*WORK TO DO*
Nothing but the lines from the line with "What matplotlib code" to the line with "from matplotlib.ticker import", both included, is to be repeated, and those exactly. Leave out the pictures.

*AVAILABLE RECORDS*
++++++++++

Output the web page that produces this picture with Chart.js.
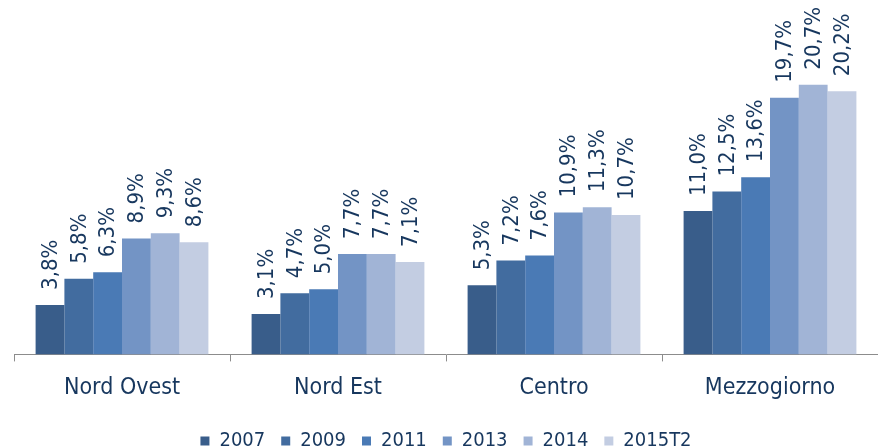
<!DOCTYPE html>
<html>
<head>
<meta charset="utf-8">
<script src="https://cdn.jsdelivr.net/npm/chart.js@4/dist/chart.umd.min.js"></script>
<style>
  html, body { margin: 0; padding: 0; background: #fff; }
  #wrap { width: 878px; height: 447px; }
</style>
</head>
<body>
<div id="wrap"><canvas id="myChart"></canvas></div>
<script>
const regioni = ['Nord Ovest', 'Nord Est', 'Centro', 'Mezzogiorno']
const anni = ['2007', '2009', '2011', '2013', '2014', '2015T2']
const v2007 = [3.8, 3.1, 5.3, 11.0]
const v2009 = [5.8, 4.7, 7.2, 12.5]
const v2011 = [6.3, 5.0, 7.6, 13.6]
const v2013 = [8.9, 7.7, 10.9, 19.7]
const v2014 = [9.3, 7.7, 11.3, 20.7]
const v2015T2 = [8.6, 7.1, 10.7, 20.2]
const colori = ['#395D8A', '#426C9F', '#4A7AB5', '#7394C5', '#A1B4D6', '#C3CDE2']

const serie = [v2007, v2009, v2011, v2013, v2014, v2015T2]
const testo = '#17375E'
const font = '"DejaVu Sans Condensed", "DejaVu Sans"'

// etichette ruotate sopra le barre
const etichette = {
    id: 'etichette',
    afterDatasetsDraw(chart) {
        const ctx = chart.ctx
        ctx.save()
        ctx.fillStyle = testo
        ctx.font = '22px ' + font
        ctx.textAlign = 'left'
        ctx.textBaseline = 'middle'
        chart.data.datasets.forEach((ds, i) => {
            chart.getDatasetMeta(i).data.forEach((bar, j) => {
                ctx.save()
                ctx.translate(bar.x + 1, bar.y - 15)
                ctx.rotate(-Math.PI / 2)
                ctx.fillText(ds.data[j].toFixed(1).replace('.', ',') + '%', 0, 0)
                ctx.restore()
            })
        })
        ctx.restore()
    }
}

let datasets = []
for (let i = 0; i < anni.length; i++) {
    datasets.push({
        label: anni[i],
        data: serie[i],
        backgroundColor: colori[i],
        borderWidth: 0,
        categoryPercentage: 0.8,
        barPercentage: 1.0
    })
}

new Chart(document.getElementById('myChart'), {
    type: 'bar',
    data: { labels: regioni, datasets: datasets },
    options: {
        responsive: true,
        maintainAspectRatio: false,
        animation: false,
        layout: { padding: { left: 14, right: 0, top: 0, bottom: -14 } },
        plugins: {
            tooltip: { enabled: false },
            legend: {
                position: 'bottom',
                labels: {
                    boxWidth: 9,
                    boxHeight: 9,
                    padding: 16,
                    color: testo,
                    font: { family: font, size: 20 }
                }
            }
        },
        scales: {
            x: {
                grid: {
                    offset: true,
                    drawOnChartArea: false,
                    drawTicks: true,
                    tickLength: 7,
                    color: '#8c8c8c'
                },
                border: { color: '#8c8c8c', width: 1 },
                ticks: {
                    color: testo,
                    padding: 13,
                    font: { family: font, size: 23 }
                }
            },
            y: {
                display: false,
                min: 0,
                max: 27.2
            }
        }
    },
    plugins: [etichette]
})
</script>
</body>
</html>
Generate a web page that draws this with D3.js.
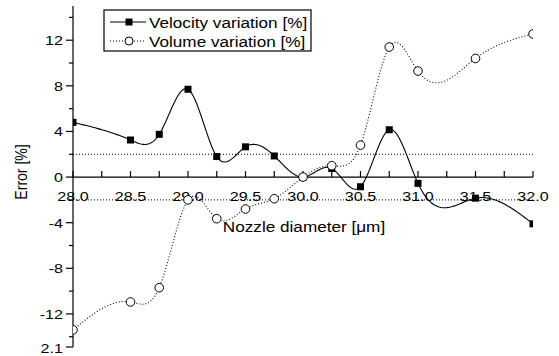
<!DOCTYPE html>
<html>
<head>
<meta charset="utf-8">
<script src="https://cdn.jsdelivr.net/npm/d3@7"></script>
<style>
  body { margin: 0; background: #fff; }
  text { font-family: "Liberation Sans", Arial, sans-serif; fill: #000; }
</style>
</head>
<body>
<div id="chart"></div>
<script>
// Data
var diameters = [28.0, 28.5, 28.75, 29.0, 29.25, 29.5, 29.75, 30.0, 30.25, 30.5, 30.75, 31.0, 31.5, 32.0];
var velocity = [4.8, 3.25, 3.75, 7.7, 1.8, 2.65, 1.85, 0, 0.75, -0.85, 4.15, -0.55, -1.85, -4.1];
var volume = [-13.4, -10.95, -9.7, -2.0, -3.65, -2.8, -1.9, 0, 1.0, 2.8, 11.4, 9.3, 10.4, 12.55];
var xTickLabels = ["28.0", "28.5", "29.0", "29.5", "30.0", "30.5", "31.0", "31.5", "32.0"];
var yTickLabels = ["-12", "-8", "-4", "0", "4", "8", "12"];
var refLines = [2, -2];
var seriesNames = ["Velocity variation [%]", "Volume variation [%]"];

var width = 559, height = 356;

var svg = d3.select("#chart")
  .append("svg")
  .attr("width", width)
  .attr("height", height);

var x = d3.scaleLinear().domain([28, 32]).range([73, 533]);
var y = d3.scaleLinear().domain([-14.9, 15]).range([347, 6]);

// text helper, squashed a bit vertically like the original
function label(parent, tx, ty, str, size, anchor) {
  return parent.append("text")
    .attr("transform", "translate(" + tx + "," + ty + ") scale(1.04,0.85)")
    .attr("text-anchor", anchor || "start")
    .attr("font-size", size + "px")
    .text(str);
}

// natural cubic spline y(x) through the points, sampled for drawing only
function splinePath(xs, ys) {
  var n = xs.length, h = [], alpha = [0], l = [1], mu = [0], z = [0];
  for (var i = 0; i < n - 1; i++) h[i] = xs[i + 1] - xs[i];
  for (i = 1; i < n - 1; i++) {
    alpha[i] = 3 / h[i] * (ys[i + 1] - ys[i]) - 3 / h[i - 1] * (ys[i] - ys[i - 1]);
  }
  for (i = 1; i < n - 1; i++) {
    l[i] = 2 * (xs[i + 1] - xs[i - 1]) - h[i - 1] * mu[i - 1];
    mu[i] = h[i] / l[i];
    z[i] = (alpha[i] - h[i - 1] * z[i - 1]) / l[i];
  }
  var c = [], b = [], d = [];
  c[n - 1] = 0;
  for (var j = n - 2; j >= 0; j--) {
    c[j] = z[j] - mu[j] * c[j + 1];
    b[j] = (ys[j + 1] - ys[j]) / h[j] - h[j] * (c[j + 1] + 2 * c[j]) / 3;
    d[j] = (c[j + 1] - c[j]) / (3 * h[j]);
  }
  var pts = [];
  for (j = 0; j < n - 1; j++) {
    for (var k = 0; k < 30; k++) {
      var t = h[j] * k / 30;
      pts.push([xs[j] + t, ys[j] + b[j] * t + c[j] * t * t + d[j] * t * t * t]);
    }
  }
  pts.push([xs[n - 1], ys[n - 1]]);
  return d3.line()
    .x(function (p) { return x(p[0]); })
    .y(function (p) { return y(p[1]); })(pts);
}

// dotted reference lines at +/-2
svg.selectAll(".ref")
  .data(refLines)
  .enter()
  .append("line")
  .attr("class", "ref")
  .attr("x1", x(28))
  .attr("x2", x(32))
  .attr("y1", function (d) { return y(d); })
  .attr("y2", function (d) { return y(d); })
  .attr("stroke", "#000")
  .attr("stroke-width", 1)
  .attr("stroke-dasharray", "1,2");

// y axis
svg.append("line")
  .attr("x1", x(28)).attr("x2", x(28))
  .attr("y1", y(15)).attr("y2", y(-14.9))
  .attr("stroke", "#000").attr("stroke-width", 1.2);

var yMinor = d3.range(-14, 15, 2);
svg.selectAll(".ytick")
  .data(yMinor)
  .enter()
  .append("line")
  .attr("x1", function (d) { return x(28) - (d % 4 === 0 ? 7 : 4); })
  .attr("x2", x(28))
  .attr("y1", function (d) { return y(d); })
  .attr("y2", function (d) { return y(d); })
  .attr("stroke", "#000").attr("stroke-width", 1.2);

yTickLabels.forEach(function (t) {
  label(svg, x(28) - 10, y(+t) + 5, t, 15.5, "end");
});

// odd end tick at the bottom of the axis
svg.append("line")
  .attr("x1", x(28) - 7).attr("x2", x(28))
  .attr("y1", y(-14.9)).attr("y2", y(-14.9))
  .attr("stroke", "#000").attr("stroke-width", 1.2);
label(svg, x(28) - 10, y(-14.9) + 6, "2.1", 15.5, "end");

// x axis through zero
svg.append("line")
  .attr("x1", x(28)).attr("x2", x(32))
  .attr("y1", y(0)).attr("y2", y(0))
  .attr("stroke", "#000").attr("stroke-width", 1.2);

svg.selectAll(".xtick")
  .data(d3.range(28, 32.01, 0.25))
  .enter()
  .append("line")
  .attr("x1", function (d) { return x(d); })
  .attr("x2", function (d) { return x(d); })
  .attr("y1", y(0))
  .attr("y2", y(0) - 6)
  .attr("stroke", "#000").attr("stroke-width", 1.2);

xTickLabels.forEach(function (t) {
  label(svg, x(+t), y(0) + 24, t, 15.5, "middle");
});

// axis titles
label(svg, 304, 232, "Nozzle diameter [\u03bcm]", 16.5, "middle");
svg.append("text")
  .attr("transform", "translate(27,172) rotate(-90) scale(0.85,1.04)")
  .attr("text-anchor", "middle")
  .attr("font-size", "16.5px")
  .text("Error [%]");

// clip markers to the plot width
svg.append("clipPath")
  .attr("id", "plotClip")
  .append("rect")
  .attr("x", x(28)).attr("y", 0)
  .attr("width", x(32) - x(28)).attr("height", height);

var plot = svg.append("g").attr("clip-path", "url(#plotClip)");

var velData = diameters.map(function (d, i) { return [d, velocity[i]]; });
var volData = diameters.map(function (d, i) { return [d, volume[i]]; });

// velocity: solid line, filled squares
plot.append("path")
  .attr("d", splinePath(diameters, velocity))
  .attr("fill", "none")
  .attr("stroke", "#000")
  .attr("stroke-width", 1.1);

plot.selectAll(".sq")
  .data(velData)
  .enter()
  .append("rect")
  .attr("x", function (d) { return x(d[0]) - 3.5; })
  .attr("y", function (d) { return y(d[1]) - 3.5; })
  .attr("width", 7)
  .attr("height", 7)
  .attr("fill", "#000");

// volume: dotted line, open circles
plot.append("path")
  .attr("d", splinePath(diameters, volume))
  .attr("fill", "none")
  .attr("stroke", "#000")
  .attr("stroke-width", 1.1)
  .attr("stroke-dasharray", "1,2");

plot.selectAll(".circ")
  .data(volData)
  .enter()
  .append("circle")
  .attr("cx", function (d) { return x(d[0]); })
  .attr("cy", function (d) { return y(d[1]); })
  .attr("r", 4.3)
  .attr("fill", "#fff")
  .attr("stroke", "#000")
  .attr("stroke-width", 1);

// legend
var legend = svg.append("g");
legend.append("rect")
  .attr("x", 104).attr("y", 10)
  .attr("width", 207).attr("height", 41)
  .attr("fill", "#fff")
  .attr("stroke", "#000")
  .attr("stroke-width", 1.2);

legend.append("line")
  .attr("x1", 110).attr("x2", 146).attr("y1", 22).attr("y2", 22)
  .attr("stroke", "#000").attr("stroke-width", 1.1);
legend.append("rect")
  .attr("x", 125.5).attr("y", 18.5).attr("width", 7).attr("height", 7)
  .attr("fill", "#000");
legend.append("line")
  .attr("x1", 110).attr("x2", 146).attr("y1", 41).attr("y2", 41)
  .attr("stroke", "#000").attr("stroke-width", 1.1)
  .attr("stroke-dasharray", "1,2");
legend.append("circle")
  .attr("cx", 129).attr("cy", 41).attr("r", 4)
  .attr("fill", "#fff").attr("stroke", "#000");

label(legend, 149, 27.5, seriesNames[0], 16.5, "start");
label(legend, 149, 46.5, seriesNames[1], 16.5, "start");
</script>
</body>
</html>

++++++++++

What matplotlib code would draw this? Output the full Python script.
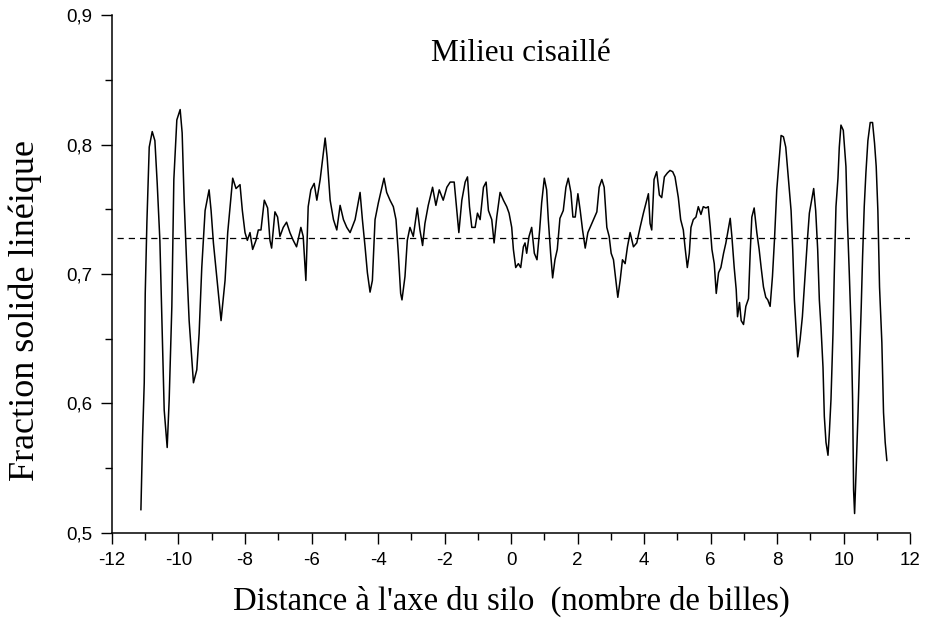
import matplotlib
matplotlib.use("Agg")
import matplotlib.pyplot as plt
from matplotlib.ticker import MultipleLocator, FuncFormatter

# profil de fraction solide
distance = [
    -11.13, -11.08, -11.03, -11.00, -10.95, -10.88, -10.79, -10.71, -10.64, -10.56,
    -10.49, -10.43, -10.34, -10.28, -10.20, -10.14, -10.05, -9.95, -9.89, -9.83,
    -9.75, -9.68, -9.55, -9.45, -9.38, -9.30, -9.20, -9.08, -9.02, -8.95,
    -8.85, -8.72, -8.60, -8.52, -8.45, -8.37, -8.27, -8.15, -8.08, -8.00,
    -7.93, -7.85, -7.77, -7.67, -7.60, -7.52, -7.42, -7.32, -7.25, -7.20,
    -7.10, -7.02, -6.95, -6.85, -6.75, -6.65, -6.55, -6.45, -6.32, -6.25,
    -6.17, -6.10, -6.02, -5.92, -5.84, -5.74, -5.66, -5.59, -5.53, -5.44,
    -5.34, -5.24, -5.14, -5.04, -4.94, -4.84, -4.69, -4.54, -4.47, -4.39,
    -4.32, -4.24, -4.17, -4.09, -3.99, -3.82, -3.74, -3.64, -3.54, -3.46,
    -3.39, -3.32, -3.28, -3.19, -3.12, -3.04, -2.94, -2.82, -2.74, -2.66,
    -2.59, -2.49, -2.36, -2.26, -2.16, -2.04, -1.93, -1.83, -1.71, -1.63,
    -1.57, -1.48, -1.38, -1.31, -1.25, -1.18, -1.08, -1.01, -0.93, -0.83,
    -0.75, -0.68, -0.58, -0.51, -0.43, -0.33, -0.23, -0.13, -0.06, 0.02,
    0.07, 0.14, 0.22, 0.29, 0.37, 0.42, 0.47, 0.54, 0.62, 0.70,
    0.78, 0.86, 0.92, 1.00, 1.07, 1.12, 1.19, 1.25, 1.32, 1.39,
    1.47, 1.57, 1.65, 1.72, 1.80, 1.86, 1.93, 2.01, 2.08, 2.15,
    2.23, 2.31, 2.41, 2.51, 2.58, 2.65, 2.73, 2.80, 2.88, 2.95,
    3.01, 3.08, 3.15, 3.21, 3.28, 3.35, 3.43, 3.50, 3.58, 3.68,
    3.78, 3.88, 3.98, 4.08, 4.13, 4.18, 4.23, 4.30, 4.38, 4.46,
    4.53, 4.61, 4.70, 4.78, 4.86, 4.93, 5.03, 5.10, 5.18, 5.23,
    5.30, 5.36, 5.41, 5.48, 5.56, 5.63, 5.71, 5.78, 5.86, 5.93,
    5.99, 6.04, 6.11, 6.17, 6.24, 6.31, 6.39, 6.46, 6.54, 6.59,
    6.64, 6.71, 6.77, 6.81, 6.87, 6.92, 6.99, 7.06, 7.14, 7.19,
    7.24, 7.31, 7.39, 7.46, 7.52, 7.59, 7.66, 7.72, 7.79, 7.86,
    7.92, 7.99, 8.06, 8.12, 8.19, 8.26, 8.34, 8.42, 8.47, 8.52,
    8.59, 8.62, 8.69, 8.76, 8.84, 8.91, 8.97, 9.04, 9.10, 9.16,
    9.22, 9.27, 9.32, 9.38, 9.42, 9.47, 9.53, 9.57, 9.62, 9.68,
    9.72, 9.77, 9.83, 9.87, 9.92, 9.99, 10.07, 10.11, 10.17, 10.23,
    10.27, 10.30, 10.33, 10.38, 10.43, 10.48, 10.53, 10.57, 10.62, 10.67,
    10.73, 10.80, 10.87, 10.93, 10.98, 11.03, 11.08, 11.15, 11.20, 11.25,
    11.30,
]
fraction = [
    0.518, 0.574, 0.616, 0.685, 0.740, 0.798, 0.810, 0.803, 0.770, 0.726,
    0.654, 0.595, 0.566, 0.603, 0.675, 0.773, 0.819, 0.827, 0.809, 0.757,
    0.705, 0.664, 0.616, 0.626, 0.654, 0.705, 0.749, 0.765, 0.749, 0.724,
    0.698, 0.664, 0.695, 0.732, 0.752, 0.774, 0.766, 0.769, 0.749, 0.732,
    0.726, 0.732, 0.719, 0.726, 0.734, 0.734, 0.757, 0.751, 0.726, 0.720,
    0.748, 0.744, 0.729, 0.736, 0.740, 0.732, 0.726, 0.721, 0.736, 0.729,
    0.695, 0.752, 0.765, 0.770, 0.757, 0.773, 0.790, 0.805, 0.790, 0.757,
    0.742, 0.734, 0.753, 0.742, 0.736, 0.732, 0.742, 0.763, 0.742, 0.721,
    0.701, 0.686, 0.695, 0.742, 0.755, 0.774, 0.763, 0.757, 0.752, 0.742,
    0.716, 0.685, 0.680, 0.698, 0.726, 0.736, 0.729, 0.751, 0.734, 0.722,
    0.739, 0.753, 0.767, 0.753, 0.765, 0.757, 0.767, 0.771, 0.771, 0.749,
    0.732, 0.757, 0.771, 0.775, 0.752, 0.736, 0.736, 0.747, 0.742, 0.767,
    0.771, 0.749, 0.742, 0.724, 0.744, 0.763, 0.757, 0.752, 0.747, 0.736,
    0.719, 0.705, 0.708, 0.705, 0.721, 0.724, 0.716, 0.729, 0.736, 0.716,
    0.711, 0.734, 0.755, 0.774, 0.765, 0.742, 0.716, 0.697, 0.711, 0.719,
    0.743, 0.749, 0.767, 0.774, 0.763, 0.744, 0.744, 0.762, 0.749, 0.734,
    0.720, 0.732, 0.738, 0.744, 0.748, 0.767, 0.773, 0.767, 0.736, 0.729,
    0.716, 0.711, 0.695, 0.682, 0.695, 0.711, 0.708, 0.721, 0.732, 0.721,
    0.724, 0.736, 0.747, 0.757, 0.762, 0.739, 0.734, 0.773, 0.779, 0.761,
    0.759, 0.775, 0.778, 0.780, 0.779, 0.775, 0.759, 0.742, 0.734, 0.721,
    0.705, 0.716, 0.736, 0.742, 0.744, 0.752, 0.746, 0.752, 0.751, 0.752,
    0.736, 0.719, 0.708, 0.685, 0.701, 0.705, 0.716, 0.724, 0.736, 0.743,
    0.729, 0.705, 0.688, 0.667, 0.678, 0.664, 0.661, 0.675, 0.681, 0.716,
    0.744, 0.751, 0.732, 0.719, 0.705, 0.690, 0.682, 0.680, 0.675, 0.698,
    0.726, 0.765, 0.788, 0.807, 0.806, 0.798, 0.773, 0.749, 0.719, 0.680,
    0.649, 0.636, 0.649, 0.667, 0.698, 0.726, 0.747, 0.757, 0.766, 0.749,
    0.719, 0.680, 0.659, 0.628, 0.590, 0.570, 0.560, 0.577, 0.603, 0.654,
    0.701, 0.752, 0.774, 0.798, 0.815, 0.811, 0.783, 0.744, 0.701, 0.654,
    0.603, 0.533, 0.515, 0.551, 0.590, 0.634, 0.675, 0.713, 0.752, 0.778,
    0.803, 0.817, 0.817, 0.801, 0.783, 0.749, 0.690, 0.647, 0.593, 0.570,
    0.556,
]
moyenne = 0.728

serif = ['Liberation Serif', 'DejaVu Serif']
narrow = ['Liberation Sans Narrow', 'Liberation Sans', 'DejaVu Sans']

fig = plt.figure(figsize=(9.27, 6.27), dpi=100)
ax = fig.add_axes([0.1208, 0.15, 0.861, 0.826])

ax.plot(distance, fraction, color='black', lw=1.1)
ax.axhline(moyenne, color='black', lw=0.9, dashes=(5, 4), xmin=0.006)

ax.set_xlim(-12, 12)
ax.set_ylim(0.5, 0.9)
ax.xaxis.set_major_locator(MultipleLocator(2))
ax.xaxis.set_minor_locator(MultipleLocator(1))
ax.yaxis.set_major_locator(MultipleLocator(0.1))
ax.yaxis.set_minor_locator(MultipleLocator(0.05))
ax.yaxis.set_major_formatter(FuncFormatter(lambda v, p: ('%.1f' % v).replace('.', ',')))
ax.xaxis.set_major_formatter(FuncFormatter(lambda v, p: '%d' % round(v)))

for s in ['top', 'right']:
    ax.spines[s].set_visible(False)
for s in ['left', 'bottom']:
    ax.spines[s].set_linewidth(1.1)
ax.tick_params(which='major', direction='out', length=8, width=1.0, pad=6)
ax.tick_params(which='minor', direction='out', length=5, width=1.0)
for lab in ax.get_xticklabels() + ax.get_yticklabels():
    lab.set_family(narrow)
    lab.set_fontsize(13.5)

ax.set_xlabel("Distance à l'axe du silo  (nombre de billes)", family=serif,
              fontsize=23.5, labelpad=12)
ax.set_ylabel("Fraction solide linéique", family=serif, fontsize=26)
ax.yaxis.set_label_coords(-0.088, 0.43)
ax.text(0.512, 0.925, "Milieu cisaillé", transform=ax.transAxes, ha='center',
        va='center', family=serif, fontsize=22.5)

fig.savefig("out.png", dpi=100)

++++++++++

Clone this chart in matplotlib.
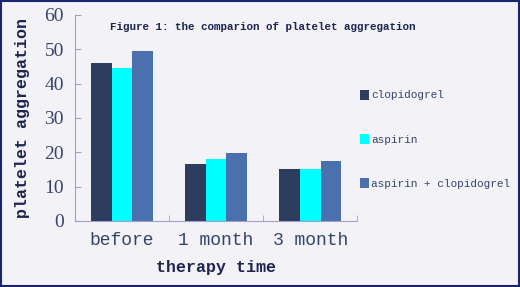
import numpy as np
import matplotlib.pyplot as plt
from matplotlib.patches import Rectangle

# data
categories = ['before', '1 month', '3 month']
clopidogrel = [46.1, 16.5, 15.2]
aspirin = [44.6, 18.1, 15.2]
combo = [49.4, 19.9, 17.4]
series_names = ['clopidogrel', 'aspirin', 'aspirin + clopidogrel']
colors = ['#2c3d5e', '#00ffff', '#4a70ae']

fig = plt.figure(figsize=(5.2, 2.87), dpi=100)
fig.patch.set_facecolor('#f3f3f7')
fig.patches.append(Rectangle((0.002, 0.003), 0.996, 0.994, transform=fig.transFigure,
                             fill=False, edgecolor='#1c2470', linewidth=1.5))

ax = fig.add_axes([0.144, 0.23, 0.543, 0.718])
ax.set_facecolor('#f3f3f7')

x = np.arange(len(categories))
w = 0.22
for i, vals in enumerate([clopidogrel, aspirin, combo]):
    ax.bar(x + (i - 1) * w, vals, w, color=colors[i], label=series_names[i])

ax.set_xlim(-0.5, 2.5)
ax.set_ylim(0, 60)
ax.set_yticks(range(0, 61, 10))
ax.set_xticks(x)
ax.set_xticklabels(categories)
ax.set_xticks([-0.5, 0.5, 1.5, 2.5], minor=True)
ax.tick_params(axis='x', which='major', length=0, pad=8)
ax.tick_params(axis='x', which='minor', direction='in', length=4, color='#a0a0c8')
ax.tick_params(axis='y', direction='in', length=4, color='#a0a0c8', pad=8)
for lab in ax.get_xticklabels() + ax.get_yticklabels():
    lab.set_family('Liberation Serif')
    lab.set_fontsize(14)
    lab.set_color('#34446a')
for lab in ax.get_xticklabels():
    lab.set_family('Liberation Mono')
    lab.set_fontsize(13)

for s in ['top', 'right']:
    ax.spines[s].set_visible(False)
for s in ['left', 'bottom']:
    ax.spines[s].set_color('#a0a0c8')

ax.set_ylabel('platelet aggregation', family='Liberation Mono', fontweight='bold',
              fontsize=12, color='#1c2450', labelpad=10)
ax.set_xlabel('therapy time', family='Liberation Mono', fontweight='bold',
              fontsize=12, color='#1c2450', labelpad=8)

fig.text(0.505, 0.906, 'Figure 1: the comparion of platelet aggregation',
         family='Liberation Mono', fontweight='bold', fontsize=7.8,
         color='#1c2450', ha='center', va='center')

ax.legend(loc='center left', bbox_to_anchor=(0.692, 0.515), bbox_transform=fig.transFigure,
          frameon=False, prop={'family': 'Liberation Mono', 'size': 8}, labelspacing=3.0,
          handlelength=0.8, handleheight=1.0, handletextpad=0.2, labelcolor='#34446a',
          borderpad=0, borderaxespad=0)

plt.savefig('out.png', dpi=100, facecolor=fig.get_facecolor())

++++++++++

*WRITTEN SOLUTION*
What matplotlib code would draw this? Output the full Python script.
import matplotlib
matplotlib.use("Agg")
import matplotlib.pyplot as plt
from matplotlib.ticker import MultipleLocator, FuncFormatter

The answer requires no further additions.